Variable pay is a component in the salary that’s linked to performance, both of the company and the individual. So, it isn’t a fixed payout and allows companies the flexibility to decide what percentage they want to part with.

With the global economic turmoil sending ripples of fear across companies, this component will become bigger but the payout will become smaller, much less than 100%, feel human resources consultants.

Yogesh Saigal, a New Delhi-based HR consultant, said, “Some companies give variable pay in January while others give it in April. This time, there won’t be full payout of the variable pay.”

In recent times, the fixed to variable ratio has started tilting in the favour of the latter. Ideally, the fixed to variable ratio should be 90:10. But recently, it has shifted to 80:20 and even 70:30. In some cases, especially in insurance firms and salaries of sales executives, the fixed to variable ratio is even 50:50.

When the going was good, the percentage of payout used to be pretty good, between 80% and 95%. “As the slowdown is hammering the margins of companies, variable pay will not be given in totality,” adds Saigal.

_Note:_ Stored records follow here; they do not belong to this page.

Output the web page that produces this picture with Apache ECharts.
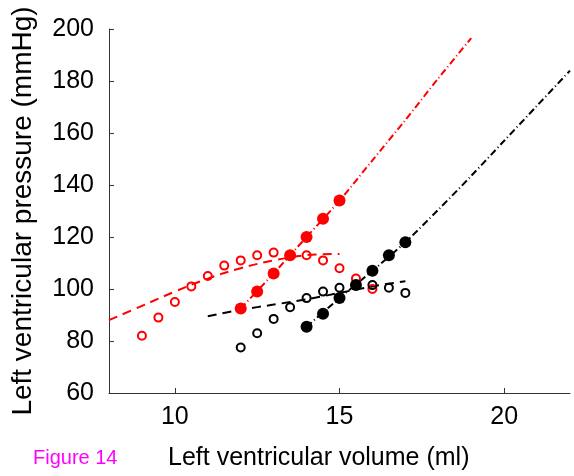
<!DOCTYPE html>
<html>
<head>
<meta charset="utf-8">
<script src="https://cdn.jsdelivr.net/npm/echarts@6/dist/echarts.min.js"></script>
<style>
html,body{margin:0;padding:0;background:#fff;}
#chart{width:574px;height:476px;}
</style>
</head>
<body>
<div id="chart"></div>
<script>
// Tick labels
var xTicks = [10, 15, 20];
var yTicks = [60, 80, 100, 120, 140, 160, 180, 200];

// Red (open circles)
var redOpenX = [9, 9.5, 10, 10.5, 11, 11.5, 12, 12.5, 13, 13.5, 14, 14.5, 15, 15.5, 16];
var redOpenY = [82, 89, 95, 101, 105, 109, 111, 113, 114, 113, 113, 111, 108, 104, 100];
// Red dashed fit
var redDashX = [8, 9, 10, 11, 12, 13, 14, 15];
var redDashY = [88, 93.5, 99, 104, 108, 111, 113, 113.5];
// Red filled circles
var redFillX = [12, 12.5, 13, 13.5, 14, 14.5, 15];
var redFillY = [92.5, 99, 106, 113, 120, 127, 134];
// Red dash-dot fit
var redDDX = [12, 13, 14, 15, 16, 17, 18, 19];
var redDDY = [92.5, 106, 120, 134, 149.5, 165, 181, 196.5];

// Black (open circles)
var blkOpenX = [12, 12.5, 13, 13.5, 14, 14.5, 15, 15.5, 16, 16.5, 17];
var blkOpenY = [77.5, 83, 88.5, 93, 96.5, 99, 100.5, 101.5, 101.5, 100.5, 98.5];
// Black dashed fit
var blkDashX = [11, 12, 13, 14, 15, 16, 17];
var blkDashY = [89.5, 92, 94, 96, 98.5, 101, 103];
// Black filled circles
var blkFillX = [14, 14.5, 15, 15.5, 16, 16.5, 17];
var blkFillY = [85.5, 90.5, 96.5, 101.5, 107, 113, 118];
// Black dash-dot fit
var blkDDX = [14, 15, 16, 17, 18, 19, 20, 21, 22];
var blkDDY = [85.5, 96.5, 107, 118, 130.5, 143.5, 157, 170.5, 184];

function pairs(xs, ys){ return xs.map(function(x,i){ return [x, ys[i]]; }); }

var FONT = '"Liberation Sans", Arial, Helvetica, sans-serif';
var chart = echarts.init(document.getElementById('chart'), null, {renderer:'canvas'});

var option = {
  backgroundColor: '#fff',
  animation: false,
  grid: {left: 109, right: 4, top: 29, bottom: 83, containLabel: false},
  xAxis: {
    type: 'value', min: 8, max: 22,
    splitLine: {show: false},
    axisLine: {lineStyle: {color: '#333', width: 1}},
    axisTick: {inside: true, length: 5, customValues: xTicks, lineStyle: {color: '#333'}},
    axisLabel: {customValues: xTicks, color: '#000', fontSize: 25, fontFamily: FONT, margin: 12}
  },
  yAxis: {
    type: 'value', min: 60, max: 200, interval: 20,
    name: 'Left ventricular pressure (mmHg)',
    nameLocation: 'middle', nameRotate: 90, nameGap: 72,
    nameTextStyle: {color: '#000', fontSize: 28, fontFamily: FONT},
    splitLine: {show: false},
    axisLine: {show: true, lineStyle: {color: '#333', width: 1}},
    axisTick: {show: true, inside: true, length: 5, lineStyle: {color: '#333'}},
    axisLabel: {color: '#000', fontSize: 25, fontFamily: FONT, margin: 15,
      formatter: function(v){ return yTicks.indexOf(v) >= 0 ? String(v) : ''; }}
  },
  graphic: [
    {type: 'text', left: 168, top: 446, style: {text: 'Left ventricular volume (ml)', fill: '#000', font: '25px ' + FONT}},
    {type: 'text', left: 33, top: 448, style: {text: 'Figure 14', fill: '#ff00ff', font: '20px ' + FONT}}
  ],
  series: [
    {type: 'line', data: pairs(redDashX, redDashY), smooth: 0.4, showSymbol: false, symbol: 'none',
      lineStyle: {color: '#ff0000', width: 2, type: [9, 6]}, z: 2},
    {type: 'line', data: pairs(redDDX, redDDY), smooth: 0.3, showSymbol: false, symbol: 'none',
      lineStyle: {color: '#ff0000', width: 2, type: [7, 3, 1, 3]}, z: 2},
    {type: 'line', data: pairs(blkDashX, blkDashY), smooth: 0.3, showSymbol: false, symbol: 'none',
      lineStyle: {color: '#000', width: 2, type: [9, 6]}, z: 2},
    {type: 'line', data: pairs(blkDDX, blkDDY), smooth: 0.3, showSymbol: false, symbol: 'none',
      lineStyle: {color: '#000', width: 2, type: [7, 3, 1, 3]}, z: 2},
    {type: 'scatter', data: pairs(redOpenX, redOpenY), symbol: 'circle', symbolSize: 8,
      itemStyle: {color: 'rgba(255,255,255,0)', borderColor: '#ff0000', borderWidth: 2, opacity: 1}, z: 3},
    {type: 'scatter', data: pairs(blkOpenX, blkOpenY), symbol: 'circle', symbolSize: 8,
      itemStyle: {color: 'rgba(255,255,255,0)', borderColor: '#000', borderWidth: 2, opacity: 1}, z: 3},
    {type: 'scatter', data: pairs(redFillX, redFillY), symbol: 'circle', symbolSize: 12,
      itemStyle: {color: '#ff0000', opacity: 1}, z: 4},
    {type: 'scatter', data: pairs(blkFillX, blkFillY), symbol: 'circle', symbolSize: 12,
      itemStyle: {color: '#000', opacity: 1}, z: 4}
  ]
};
chart.setOption(option);
</script>
</body>
</html>
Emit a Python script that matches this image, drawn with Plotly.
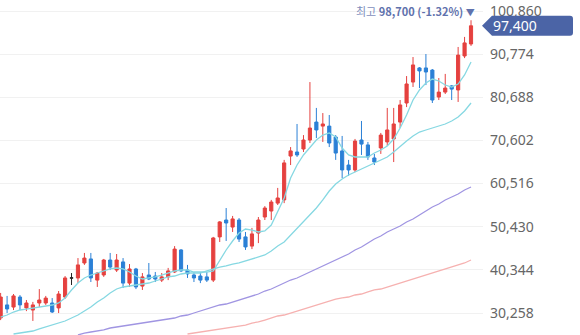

Marcel Parker, chairman of Bangalore-based HR consulting firm Ikya Human Capital Solutions, feels variable pay will remain popular among companies as a salary component. “But employees might get two-third or even half their target variable pay,” Parker says.

For example, if an employee’s cost-to-company (CTC) is, say, Rs 75,000 per month, and the fixed to variable ratio is 80:30, he would probably get just half or two- or one-third of the 30%, depending upon his company’s performance.

As if this isn’t enough, the payout will also suffer as companies raise the bar for an employee’s performance. “Companies, especially from the IT, banking, insurance and financial services domains, are weeding out employees on the basis of low performance.
They are raising the metrics through which good performance is measured. So it will be tougher for employees to get their share of the variable pay,” says Surabhi Mathur Gandhi, general manager (permanent staffing) at staffing firm TeamLease Services.

Not surprisingly, companies are mum on the issue of variable pay shrinking. An HR official of a financial services company in Mumbai says it’s early to comment on the changes in variable payouts. But the official admits, “Of course, it will be affected.”